### GIVEN INSTRUCTION
Repeat everything from the first line of the listing below through the line that contains "var chart = echarts.init(document.getElementById('chart'));", exactly. Leave out pictures.

### AVAILABLE DATA

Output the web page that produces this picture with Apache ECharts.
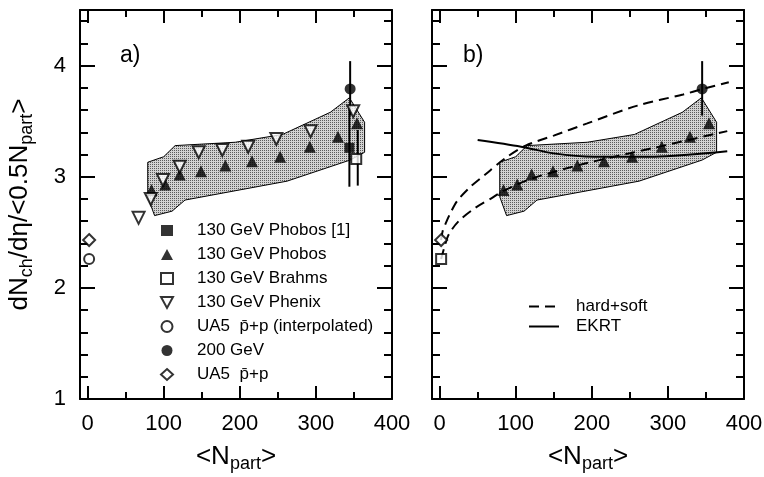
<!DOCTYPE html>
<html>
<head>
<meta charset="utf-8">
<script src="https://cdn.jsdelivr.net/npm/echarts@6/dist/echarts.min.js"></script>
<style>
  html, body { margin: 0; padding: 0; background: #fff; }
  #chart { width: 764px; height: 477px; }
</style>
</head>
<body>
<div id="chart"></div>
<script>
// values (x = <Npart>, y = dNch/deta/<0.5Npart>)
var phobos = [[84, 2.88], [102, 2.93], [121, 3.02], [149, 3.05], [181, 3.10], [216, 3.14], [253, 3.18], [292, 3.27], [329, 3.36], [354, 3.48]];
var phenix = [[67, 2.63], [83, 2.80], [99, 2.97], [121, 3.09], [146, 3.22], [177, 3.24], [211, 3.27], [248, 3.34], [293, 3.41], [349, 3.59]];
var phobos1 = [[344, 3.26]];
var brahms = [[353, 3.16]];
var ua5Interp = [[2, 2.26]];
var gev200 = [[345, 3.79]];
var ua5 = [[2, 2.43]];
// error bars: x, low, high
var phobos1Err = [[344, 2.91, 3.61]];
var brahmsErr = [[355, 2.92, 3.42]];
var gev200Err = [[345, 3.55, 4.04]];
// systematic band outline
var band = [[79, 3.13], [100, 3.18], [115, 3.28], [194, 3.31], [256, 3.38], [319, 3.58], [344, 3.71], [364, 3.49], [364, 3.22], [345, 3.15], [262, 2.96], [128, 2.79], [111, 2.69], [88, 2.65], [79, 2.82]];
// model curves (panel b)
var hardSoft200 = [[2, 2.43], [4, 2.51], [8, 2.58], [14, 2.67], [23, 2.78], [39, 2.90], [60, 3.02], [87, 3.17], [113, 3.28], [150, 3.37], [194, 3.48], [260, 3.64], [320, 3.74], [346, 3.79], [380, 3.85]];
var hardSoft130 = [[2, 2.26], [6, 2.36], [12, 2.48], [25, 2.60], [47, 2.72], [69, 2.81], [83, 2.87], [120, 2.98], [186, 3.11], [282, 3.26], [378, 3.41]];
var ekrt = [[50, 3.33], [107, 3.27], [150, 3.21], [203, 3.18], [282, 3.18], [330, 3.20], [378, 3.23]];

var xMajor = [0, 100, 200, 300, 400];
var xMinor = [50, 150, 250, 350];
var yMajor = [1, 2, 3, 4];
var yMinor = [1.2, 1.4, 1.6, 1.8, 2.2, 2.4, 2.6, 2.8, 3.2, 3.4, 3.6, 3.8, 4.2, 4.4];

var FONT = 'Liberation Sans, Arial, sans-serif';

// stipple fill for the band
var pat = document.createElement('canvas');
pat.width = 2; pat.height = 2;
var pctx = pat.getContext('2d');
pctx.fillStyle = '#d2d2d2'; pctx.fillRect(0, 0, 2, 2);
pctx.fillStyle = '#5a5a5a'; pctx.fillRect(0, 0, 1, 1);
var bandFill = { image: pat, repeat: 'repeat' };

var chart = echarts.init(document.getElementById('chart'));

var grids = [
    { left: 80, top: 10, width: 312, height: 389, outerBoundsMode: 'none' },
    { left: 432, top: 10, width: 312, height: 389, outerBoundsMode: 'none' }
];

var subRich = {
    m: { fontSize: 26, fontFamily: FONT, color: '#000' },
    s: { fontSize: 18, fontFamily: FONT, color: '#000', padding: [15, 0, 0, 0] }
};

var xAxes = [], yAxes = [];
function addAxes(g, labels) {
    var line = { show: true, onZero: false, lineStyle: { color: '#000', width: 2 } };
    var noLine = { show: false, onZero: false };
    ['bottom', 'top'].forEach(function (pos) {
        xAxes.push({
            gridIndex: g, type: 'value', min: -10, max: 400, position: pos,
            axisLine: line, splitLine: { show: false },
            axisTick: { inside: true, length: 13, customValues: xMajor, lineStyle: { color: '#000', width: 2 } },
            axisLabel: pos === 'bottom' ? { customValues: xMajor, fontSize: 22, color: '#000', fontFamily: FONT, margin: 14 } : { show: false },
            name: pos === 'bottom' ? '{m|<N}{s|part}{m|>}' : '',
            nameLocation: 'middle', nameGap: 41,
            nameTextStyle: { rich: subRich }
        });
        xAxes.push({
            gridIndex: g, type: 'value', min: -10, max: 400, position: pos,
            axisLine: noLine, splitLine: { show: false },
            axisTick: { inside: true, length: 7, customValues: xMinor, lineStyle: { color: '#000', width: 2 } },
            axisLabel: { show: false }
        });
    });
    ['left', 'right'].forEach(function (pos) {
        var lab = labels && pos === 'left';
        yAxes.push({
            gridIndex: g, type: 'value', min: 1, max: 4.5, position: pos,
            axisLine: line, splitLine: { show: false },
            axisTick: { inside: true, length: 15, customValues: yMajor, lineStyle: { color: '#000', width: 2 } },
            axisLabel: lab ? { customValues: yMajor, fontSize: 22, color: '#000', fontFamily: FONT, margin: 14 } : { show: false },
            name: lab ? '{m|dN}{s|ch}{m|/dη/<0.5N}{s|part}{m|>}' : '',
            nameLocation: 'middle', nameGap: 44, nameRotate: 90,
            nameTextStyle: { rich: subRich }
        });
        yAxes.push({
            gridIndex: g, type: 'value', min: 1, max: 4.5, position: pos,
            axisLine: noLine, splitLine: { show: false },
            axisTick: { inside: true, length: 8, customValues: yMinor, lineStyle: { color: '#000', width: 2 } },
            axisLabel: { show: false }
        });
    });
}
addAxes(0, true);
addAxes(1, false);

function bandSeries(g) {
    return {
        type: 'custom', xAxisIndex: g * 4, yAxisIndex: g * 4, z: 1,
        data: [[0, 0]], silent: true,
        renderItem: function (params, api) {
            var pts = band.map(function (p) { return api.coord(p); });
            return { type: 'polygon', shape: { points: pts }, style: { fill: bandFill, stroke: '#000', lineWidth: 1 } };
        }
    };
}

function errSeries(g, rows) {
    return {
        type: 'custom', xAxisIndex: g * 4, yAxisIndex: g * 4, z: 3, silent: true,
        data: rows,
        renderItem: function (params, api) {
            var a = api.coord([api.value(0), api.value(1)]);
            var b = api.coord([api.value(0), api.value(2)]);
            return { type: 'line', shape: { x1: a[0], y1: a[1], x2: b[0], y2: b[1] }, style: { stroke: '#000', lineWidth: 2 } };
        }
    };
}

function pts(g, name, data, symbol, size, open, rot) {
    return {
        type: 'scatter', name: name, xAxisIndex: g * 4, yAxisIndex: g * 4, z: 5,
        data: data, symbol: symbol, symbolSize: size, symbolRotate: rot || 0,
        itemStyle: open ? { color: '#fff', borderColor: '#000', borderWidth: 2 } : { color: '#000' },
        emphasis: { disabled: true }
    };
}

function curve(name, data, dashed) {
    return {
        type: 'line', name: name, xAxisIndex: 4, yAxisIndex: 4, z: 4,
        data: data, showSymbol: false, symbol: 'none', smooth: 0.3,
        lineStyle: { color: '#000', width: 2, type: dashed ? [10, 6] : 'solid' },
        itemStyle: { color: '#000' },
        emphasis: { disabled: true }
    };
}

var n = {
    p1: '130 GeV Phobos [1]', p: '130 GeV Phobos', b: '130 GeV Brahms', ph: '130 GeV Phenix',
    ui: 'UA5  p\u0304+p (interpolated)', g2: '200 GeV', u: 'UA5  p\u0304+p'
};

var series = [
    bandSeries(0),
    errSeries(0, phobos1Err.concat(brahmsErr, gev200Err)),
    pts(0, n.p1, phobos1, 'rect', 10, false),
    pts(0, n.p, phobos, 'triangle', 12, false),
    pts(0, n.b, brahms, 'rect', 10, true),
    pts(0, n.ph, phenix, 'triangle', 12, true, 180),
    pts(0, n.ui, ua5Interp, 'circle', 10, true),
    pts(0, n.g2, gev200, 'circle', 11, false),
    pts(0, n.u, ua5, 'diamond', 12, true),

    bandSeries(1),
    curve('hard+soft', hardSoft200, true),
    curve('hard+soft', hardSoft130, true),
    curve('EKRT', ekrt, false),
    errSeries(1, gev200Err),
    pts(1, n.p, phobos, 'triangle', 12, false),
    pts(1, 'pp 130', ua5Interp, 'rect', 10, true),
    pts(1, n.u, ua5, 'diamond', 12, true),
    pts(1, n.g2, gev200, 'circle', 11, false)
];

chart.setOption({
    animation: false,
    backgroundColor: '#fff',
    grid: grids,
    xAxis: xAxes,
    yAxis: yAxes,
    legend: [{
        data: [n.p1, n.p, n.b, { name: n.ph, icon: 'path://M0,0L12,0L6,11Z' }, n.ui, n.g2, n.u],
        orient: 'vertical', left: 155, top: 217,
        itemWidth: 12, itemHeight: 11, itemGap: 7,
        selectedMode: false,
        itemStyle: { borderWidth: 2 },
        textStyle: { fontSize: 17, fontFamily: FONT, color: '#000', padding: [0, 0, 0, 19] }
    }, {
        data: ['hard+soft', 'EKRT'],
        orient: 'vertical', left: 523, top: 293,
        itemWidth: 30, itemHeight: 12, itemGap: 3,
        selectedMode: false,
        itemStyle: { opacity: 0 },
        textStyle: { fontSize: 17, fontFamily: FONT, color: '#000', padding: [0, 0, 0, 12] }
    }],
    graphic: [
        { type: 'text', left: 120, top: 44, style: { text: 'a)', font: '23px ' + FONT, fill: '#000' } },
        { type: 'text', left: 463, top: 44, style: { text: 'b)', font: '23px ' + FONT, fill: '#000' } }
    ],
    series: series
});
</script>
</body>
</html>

### RIGHT ANSWER
Output the web page that produces this picture with Apache ECharts.
<!DOCTYPE html>
<html>
<head>
<meta charset="utf-8">
<script src="https://cdn.jsdelivr.net/npm/echarts@6/dist/echarts.min.js"></script>
<style>
  html, body { margin: 0; padding: 0; background: #fff; }
  #chart { width: 764px; height: 477px; }
</style>
</head>
<body>
<div id="chart"></div>
<script>
// values (x = <Npart>, y = dNch/deta/<0.5Npart>)
var phobos = [[84, 2.88], [102, 2.93], [121, 3.02], [149, 3.05], [181, 3.10], [216, 3.14], [253, 3.18], [292, 3.27], [329, 3.36], [354, 3.48]];
var phenix = [[67, 2.63], [83, 2.80], [99, 2.97], [121, 3.09], [146, 3.22], [177, 3.24], [211, 3.27], [248, 3.34], [293, 3.41], [349, 3.59]];
var phobos1 = [[344, 3.26]];
var brahms = [[353, 3.16]];
var ua5Interp = [[2, 2.26]];
var gev200 = [[345, 3.79]];
var ua5 = [[2, 2.43]];
// error bars: x, low, high
var phobos1Err = [[344, 2.91, 3.61]];
var brahmsErr = [[355, 2.92, 3.42]];
var gev200Err = [[345, 3.55, 4.04]];
// systematic band outline
var band = [[79, 3.13], [100, 3.18], [115, 3.28], [194, 3.31], [256, 3.38], [319, 3.58], [344, 3.71], [364, 3.49], [364, 3.22], [345, 3.15], [262, 2.96], [128, 2.79], [111, 2.69], [88, 2.65], [79, 2.82]];
// model curves (panel b)
var hardSoft200 = [[2, 2.43], [4, 2.51], [8, 2.58], [14, 2.67], [23, 2.78], [39, 2.90], [60, 3.02], [87, 3.17], [113, 3.28], [150, 3.37], [194, 3.48], [260, 3.64], [320, 3.74], [346, 3.79], [380, 3.85]];
var hardSoft130 = [[2, 2.26], [6, 2.36], [12, 2.48], [25, 2.60], [47, 2.72], [69, 2.81], [83, 2.87], [120, 2.98], [186, 3.11], [282, 3.26], [378, 3.41]];
var ekrt = [[50, 3.33], [107, 3.27], [150, 3.21], [203, 3.18], [282, 3.18], [330, 3.20], [378, 3.23]];

var xMajor = [0, 100, 200, 300, 400];
var xMinor = [50, 150, 250, 350];
var yMajor = [1, 2, 3, 4];
var yMinor = [1.2, 1.4, 1.6, 1.8, 2.2, 2.4, 2.6, 2.8, 3.2, 3.4, 3.6, 3.8, 4.2, 4.4];

var FONT = 'Liberation Sans, Arial, sans-serif';

// stipple fill for the band
var pat = document.createElement('canvas');
pat.width = 2; pat.height = 2;
var pctx = pat.getContext('2d');
pctx.fillStyle = '#d2d2d2'; pctx.fillRect(0, 0, 2, 2);
pctx.fillStyle = '#5a5a5a'; pctx.fillRect(0, 0, 1, 1);
var bandFill = { image: pat, repeat: 'repeat' };

var chart = echarts.init(document.getElementById('chart'));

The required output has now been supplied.